Municipals stronger ahead of an $8 billion calendar; Puerto Rico listed day-to-day after delay

By Sheri Kasprzak

New York, Aug. 21 – Municipals strengthened on the day Friday, following stronger Treasuries, market insiders said.

Yields on top-rated munis fell by as much as 3 basis points, said a trader in the late afternoon. Meanwhile, Treasuries saw yields fall 2 bps to 6 bps.

Elsewhere, the municipal/Treasuries ratios were pushed to the highest level in months. The 10-year MMA benchmark fell to 2.20% Thursday, equal to 106% of the comparable Treasury yield, said a market source Friday morning. Thursday’s 30-year M/T ratio was pushed to 115%.

The week saw the most trading activity in some time, with the MSRB’s trading volume at $9.5 billion.

Muni bond funds saw inflows of $44 billion in the week ended Aug. 9, according to Lipper.

PRASA deal day-to-day

Looking to the coming week, $8 billion of new offerings are on the calendar so far. Missing from the week’s calendar is Puerto Rico Aqueduct and Sewer Authority’s $750 million revenue bond sale, which is now listed day-to-day.

“Despite some tweaking of security features, investor interest in the PR issue is apparently lacking, notwithstanding a reported yield as high as 10% for the 30-year maturity,” said Alan Schankel, managing director with Janney Montgomery Scott LLC.
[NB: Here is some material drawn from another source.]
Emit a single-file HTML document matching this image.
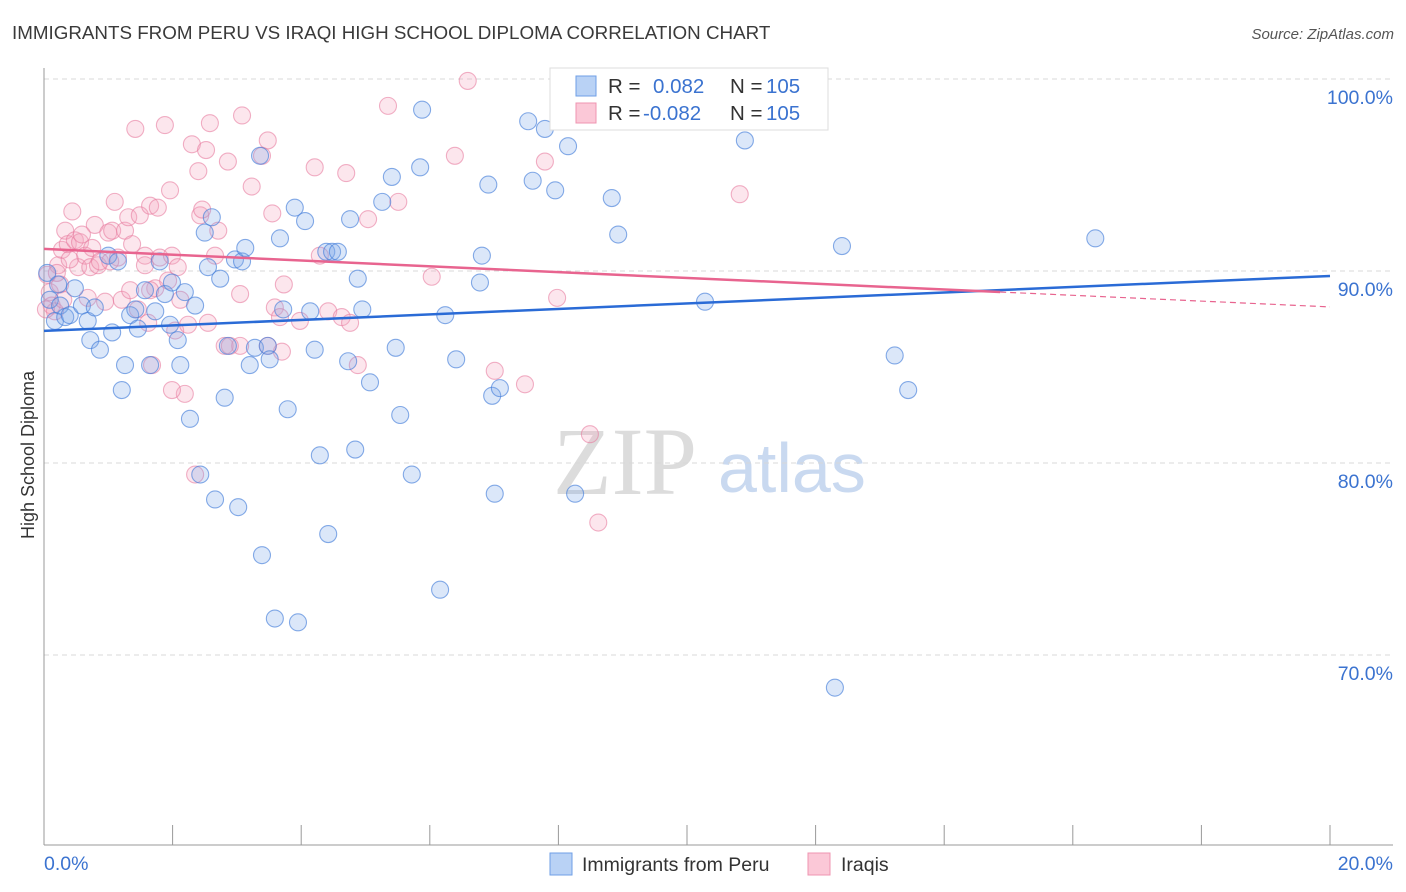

“Perhaps investor caution derives from the backdrop of an Aug. 1 default on the Puerto Rico Public Finance Corp. and the commonwealth’s plan to present a broad debt restructuring proposal by Sept. 1.”

New Jersey bonds top slate

Heading up the coming week’s new-issue slate is the New Jersey Economic Development Authority’s three-tranche school bond sale. The bonds (//A-) are scheduled to price Tuesday through BofA Merrill Lynch.

The $2.22 billion offering is one of the largest deals of 2015.

The deal includes $500 million of series 2015WW school facilities construction bonds, $860 million of series 2015XX school facilities construction refunding bonds and $860 million of series 2015YY taxable school facilities construction refunding bonds.

Proceeds will finance school construction projects and refund outstanding school debt.